Compared with the traditional emergency decision making methods [40,41,42,43], the decision making method with multiplicative consistent PLPR has the following advantages:

  1. 1.

    The PLPR can depict numerous linguistic preference relations and their corresponding occurring probabilities, which is reasonable in the situation where the uncertain evolution of emergency may lead to multiple scenarios.

  2. 2.

    The CBR-based probability correction method is a useful computer-aided tool. We can obtain the more accurate and more reasonable occurrence probabilities of the elements in the PLEs.

  3. 3.

    The inconsistent and paradoxical PLPRs can be improved with a consistent improving algorithm, which leads to the more reasonable results.

6 Concluding remarks

To address the evolution of emergencies, this paper has presented a decision support method with acceptable multiplicative consistent PLPRs.
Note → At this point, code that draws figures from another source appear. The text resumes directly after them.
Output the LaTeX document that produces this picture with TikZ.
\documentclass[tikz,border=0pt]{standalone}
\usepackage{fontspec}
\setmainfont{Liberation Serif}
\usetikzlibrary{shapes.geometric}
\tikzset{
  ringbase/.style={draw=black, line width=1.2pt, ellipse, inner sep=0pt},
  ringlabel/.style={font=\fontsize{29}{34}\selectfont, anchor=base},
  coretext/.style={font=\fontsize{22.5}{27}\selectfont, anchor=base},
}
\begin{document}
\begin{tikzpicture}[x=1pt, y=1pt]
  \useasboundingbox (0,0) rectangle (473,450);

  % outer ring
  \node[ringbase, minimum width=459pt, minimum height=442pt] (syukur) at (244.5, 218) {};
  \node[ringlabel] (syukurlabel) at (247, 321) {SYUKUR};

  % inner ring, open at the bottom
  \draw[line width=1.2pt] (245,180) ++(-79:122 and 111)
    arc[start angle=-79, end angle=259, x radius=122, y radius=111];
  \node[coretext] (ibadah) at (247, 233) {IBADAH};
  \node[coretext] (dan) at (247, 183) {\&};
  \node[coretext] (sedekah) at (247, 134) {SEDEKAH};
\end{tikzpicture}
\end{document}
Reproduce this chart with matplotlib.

Actually, it is unpractical to provide the accurate probability values to describe the occurring possibilities of the different emergency scenarios. To get the more feasible and dependable results, this paper has focused on the probability correction and consistency improving for the PLPRs. Firstly, this paper has defined the multiplicative consistency of PLPR and proven that it is superior to the previously proposed additive consistency. Then, we have proposed the probability correction method based on the CBR. The more credible PLPRs have been obtained, which consider the subjective and objective probability information simultaneously. However, it is possible that the probability modified PLPRs can be inconsistent and some preference relations can be paradoxical. To address this issue, this paper has further constructed the multiplicative consistency index \(C{I_M}\left( P \right)\) to evaluate the multiplicative consistency of the probability modified PLPRs, and then provided an iterative optimization algorithm to improve the multiplicative consistency of the unacceptable ones. Finally, an example based on the fire accident of the petrochemical plant has been addressed, which has demonstrated the feasibility and the effectiveness of the proposed method in emergency decision making.

In the future, we may investigate the cognitive and psychological differences of DMs in the emergency decision-making process. When the occurrence probabilities of the elements in the PLPR are unknown or incomplete, what we should do to deal with it is still a question to be studied.